Royalty from the worlds of both film and music saw their names up in lights this month as the 56th annual BFI London Film Festival rolled into town.
Kicking-off the first night was the latest offering from director Tim Burton, animated comedy-horror Frankenweenie. Ironically enough, the festival’s final night was rounded-off in some style by the latest big-screen version of Charles Dickens’ Great Expectations, which co-stars Burton’s other half Helena Bonham-Carter.
There was also a surprise package sandwiched in-between, with the world premiere of Crossfire Hurricane, a documentary charting the life of the Rolling Stones. It was a fitting way for the movie industry to join in the band’s 50th anniversary celebrations, with the film taking its title from a lyric in one of the Stones’ biggest hits, Jumping Jack Flash. Naturally this drew plenty of interest from the world of rock n’ roll, with Liam Gallagher among the celebrities taking time out to sneak a peek. Other stars who graced the 12-day extravaganza with their presence included Bill Murray and Dustin Hoffman, while Salman Rushdie was on hand to give a talk about the adaptation of his novel Midnight’s Children.

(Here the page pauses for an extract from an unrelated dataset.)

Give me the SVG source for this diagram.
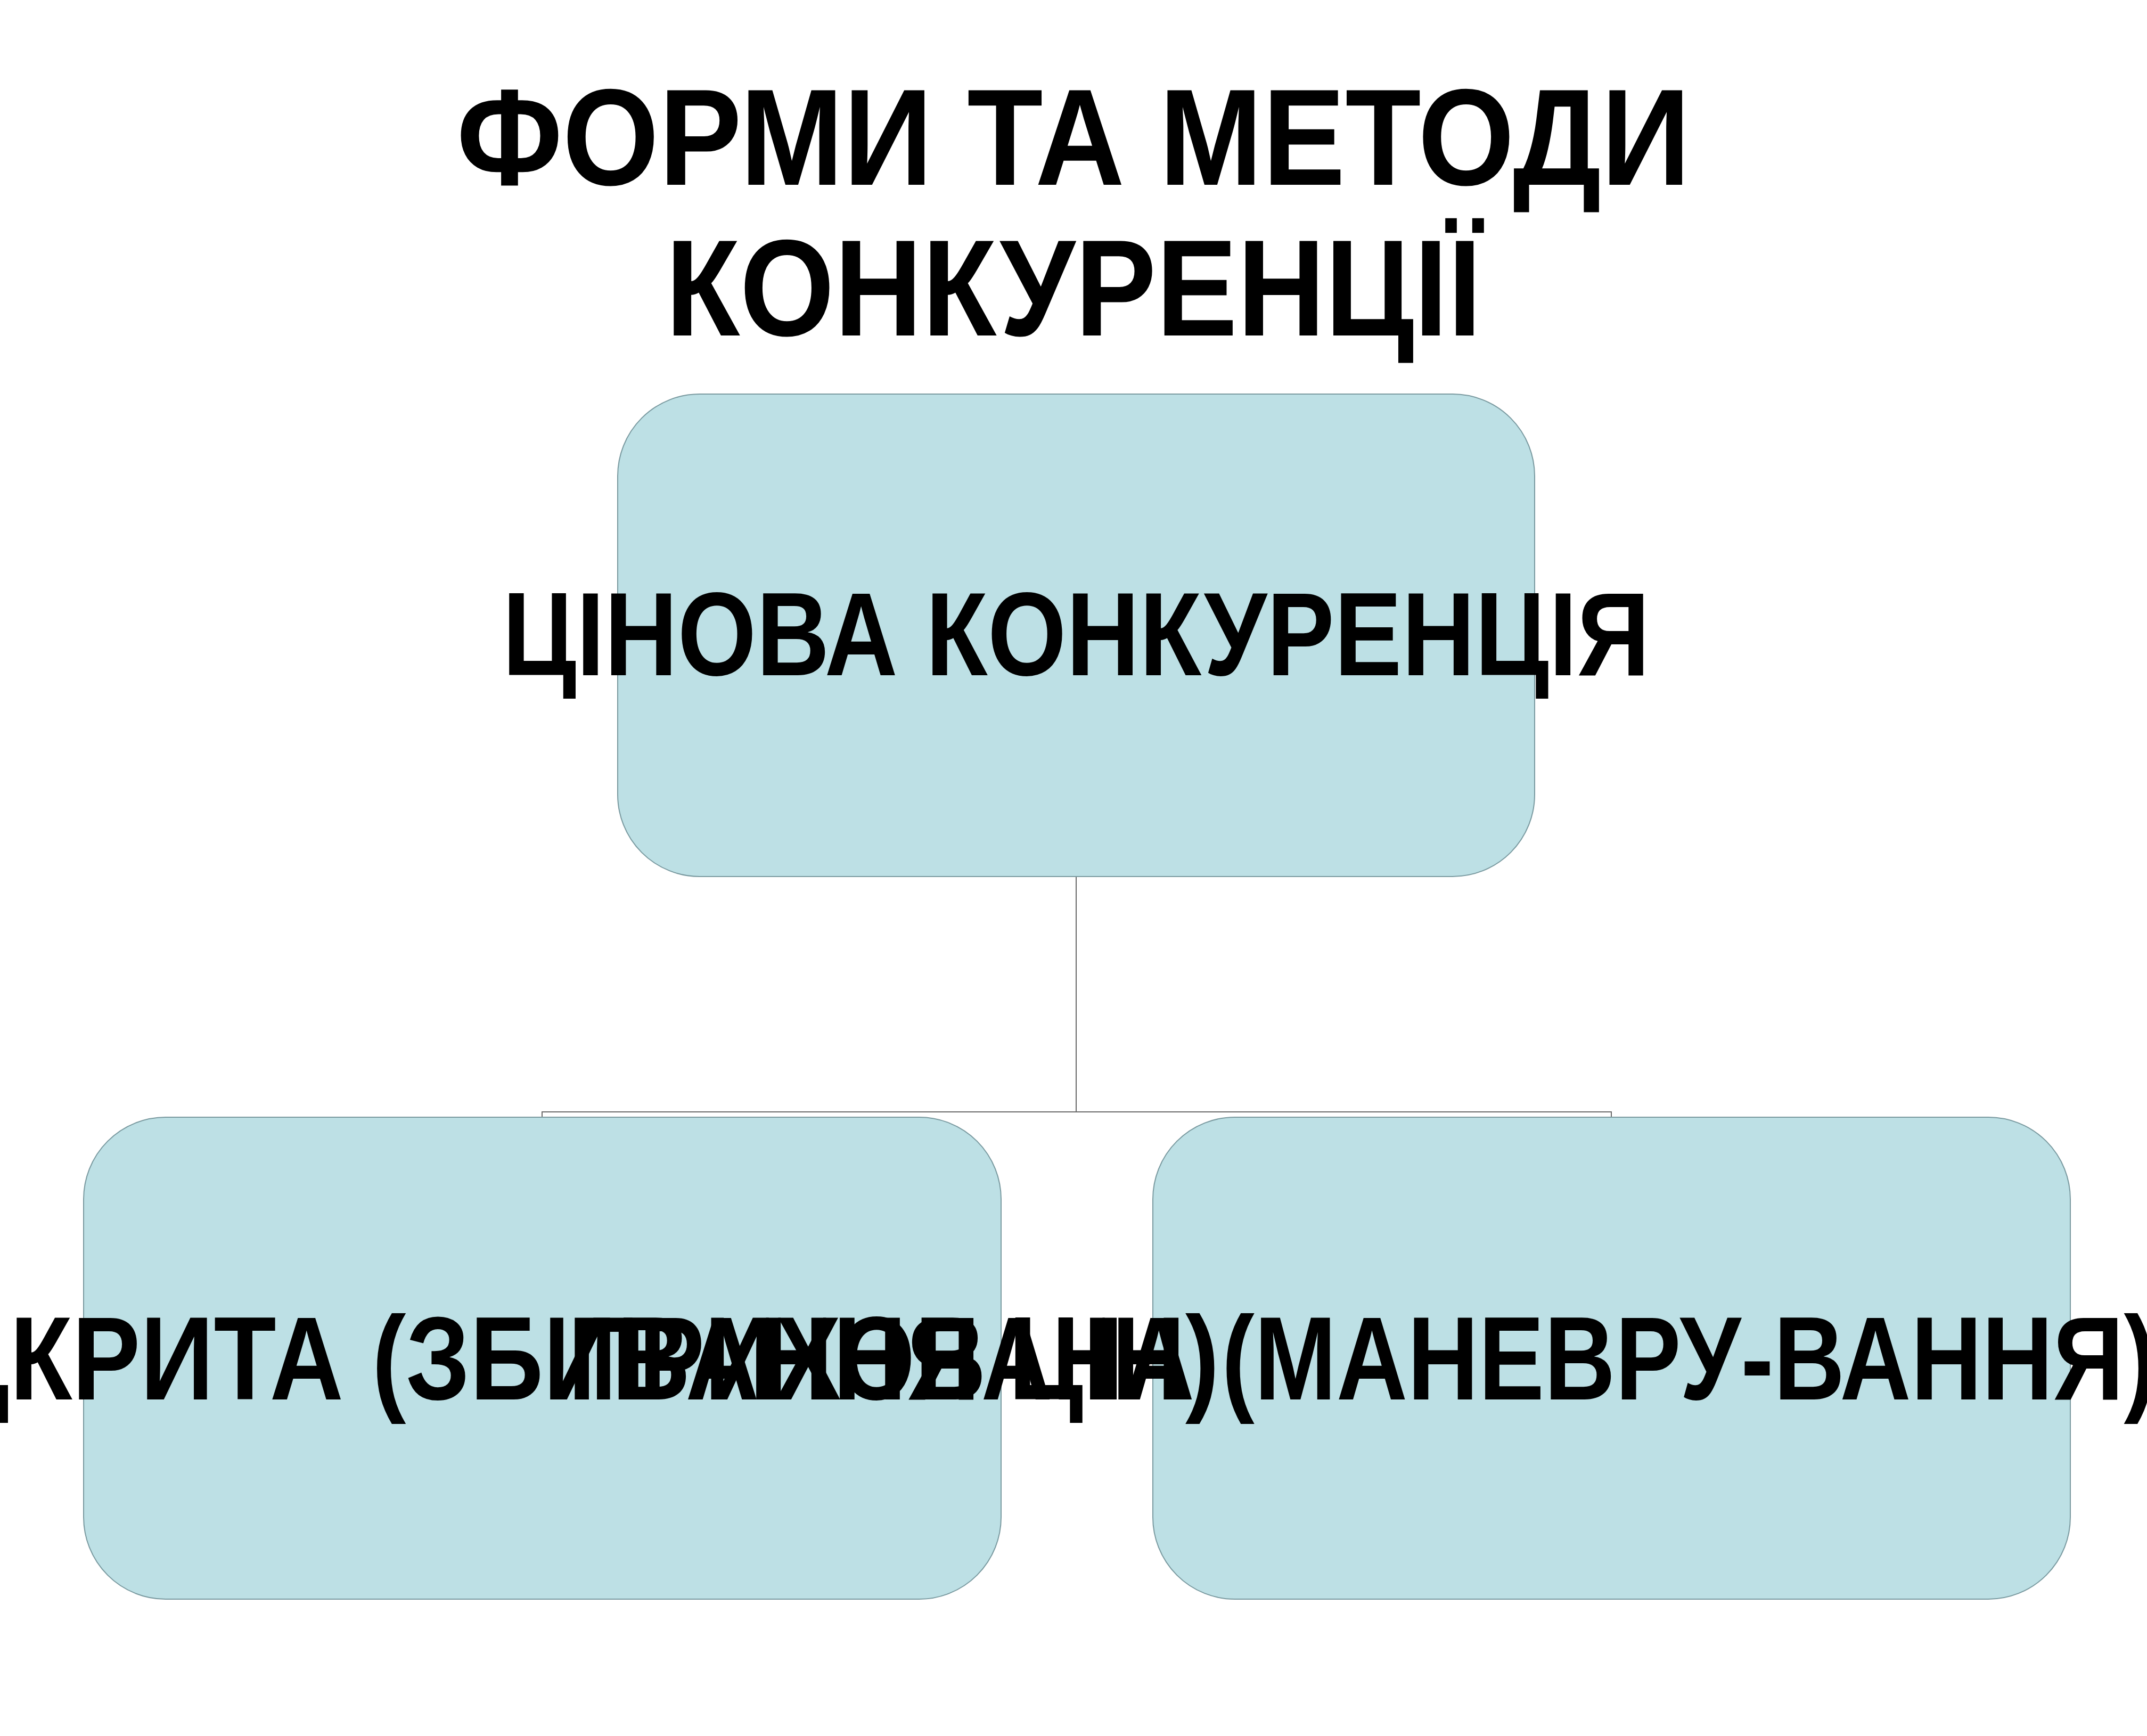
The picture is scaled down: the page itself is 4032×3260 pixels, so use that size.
<svg xmlns="http://www.w3.org/2000/svg" width="4032" height="3260" viewBox="0 0 4032 3260">
<style>
.box{fill:#bde0e5;stroke:#7a9aa0;stroke-width:2}
.t{font-family:"Liberation Sans",Arial,sans-serif;font-weight:bold;fill:#000;text-anchor:middle}
.s{text-anchor:start}
</style>
<rect width="4032" height="3260" fill="#fff"/>
<g id="title"><text class="t" x="2016" y="347" font-size="258" textLength="2317" lengthAdjust="spacingAndGlyphs">ФОРМИ ТА МЕТОДИ</text><text class="t" x="2016" y="630" font-size="258" textLength="1532" lengthAdjust="spacingAndGlyphs">КОНКУРЕНЦІЇ</text></g>
<g id="connectors" fill="none" stroke="#6a6a6a" stroke-width="2">
<path d="M2021 1646V2088M1018 2098V2088H3026V2098"/>
</g>
<g id="n1"><rect class="box" x="1160" y="740" width="1722" height="906" rx="154"/><text class="t" x="2021" y="1268" font-size="222" textLength="2155" lengthAdjust="spacingAndGlyphs">ЦІНОВА КОНКУРЕНЦІЯ</text></g>
<g id="n2"><rect class="box" x="157" y="2098" width="1723" height="905" rx="154"/></g>
<g id="n3"><rect class="box" x="2165" y="2098" width="1723" height="905" rx="154"/></g>
<text class="t s" x="-310" y="2628" font-size="222" textLength="2600" lengthAdjust="spacingAndGlyphs">ВІДКРИТА (ЗБИВАННЯ ЦІН)</text>
<text class="t s" x="1067" y="2628" font-size="222" textLength="2983" lengthAdjust="spacingAndGlyphs">ПРИХОВАНА (МАНЕВРУ-ВАННЯ)</text>
</svg>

One more mention must go to Mr and Mrs Burton, as both were recipients of BFI Fellowships. The coveted Sutherland Trophy went to Benh Zeitlin for Beasts of the Southern Wild, with Alex Gibney’s Mea Maxima Culpa: Silence in the House of God collecting the Grierson Award for best documentary. As for home-grown talent, Sally El Hosaini was named the Best British Newcomer as the director and screenwriter of My Brother the Devil, but it was Frenchman Jacques Audiard’s Rust and Bone that scooped the big prize for Best Film.
London has been a hive of activity in 2012 and, as the festival deonstrated, this fair city is not done yet. October 10th-21st showed that the Olympic spirit is not just confined to the world of sport.